## PROBLEM REQUIREMENTS
Each line from the one containing "Reproduce this chart with Apache ECharts." through the one containing "return [x, ys[i]];" is to be retyped exactly, both end lines included, and all other lines left out.
=== DATA PROVIDED ===
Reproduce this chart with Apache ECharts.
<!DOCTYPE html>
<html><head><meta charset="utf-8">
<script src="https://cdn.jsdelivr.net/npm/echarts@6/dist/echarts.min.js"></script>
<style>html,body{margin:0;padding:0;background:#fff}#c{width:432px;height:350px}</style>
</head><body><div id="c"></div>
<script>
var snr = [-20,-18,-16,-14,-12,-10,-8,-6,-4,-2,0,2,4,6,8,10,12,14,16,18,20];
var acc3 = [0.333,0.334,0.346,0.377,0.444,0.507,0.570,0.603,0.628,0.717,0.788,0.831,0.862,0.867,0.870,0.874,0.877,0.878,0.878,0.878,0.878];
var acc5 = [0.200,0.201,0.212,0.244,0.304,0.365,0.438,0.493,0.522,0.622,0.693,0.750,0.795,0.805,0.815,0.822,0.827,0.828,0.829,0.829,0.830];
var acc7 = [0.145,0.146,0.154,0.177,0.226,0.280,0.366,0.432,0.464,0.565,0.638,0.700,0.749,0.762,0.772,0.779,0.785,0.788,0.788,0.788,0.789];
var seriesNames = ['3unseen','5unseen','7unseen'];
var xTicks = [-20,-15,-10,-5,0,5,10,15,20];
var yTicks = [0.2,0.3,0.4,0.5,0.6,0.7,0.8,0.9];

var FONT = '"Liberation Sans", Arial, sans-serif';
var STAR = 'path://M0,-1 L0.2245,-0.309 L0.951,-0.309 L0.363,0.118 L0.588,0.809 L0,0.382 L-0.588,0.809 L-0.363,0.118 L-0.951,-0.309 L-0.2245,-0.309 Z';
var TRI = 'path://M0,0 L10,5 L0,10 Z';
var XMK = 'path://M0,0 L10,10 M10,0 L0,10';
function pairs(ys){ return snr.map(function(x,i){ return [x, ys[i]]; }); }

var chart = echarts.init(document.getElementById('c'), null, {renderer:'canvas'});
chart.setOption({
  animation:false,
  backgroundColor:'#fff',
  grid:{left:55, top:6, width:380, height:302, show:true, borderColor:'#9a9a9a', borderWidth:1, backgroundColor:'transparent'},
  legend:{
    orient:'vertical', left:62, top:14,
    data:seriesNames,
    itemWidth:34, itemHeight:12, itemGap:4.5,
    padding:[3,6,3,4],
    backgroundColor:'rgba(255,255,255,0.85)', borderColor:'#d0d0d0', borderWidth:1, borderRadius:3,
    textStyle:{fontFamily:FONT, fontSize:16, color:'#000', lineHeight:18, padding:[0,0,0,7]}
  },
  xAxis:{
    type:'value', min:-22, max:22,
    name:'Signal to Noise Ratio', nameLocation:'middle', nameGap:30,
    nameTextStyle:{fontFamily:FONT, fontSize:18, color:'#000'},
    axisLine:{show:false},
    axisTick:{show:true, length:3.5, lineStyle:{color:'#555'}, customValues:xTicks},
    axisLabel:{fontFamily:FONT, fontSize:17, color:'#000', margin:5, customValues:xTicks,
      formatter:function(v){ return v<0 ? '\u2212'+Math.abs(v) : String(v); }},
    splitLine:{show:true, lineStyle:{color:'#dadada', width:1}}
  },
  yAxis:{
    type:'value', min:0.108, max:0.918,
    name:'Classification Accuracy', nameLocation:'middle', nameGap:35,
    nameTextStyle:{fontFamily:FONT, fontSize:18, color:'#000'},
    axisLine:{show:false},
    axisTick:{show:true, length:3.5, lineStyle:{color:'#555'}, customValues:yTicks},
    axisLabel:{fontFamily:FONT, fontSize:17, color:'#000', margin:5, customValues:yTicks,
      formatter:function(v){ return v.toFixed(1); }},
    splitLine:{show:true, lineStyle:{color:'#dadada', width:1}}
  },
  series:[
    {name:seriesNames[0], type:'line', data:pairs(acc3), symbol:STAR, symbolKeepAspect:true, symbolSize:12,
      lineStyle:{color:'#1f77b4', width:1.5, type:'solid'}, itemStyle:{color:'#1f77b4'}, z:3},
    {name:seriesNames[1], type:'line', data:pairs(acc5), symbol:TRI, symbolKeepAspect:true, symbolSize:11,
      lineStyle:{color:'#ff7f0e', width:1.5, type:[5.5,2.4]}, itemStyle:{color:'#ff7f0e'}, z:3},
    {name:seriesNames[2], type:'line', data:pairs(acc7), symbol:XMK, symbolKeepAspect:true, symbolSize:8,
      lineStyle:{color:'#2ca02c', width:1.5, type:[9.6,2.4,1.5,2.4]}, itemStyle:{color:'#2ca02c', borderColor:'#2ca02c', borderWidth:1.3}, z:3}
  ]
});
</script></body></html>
===
=== DATA PROVIDED ===
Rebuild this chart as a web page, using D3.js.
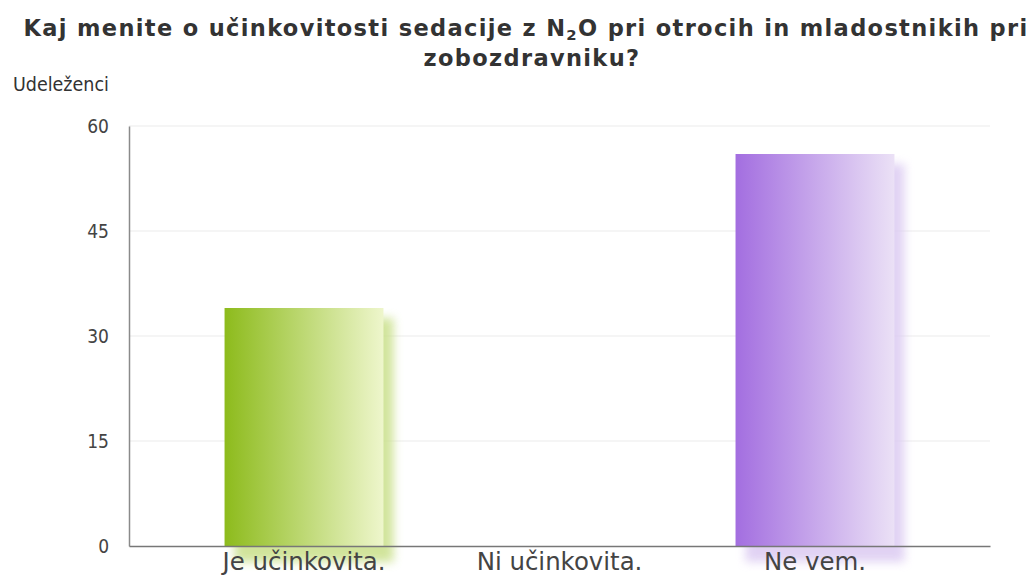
===
## THE COMPLETED TASK
Reproduce this chart with Apache ECharts.
<!DOCTYPE html>
<html><head><meta charset="utf-8">
<script src="https://cdn.jsdelivr.net/npm/echarts@6/dist/echarts.min.js"></script>
<style>html,body{margin:0;padding:0;background:#fff}#c{width:432px;height:350px}</style>
</head><body><div id="c"></div>
<script>
var snr = [-20,-18,-16,-14,-12,-10,-8,-6,-4,-2,0,2,4,6,8,10,12,14,16,18,20];
var acc3 = [0.333,0.334,0.346,0.377,0.444,0.507,0.570,0.603,0.628,0.717,0.788,0.831,0.862,0.867,0.870,0.874,0.877,0.878,0.878,0.878,0.878];
var acc5 = [0.200,0.201,0.212,0.244,0.304,0.365,0.438,0.493,0.522,0.622,0.693,0.750,0.795,0.805,0.815,0.822,0.827,0.828,0.829,0.829,0.830];
var acc7 = [0.145,0.146,0.154,0.177,0.226,0.280,0.366,0.432,0.464,0.565,0.638,0.700,0.749,0.762,0.772,0.779,0.785,0.788,0.788,0.788,0.789];
var seriesNames = ['3unseen','5unseen','7unseen'];
var xTicks = [-20,-15,-10,-5,0,5,10,15,20];
var yTicks = [0.2,0.3,0.4,0.5,0.6,0.7,0.8,0.9];

var FONT = '"Liberation Sans", Arial, sans-serif';
var STAR = 'path://M0,-1 L0.2245,-0.309 L0.951,-0.309 L0.363,0.118 L0.588,0.809 L0,0.382 L-0.588,0.809 L-0.363,0.118 L-0.951,-0.309 L-0.2245,-0.309 Z';
var TRI = 'path://M0,0 L10,5 L0,10 Z';
var XMK = 'path://M0,0 L10,10 M10,0 L0,10';
function pairs(ys){ return snr.map(function(x,i){ return [x, ys[i]]; }); }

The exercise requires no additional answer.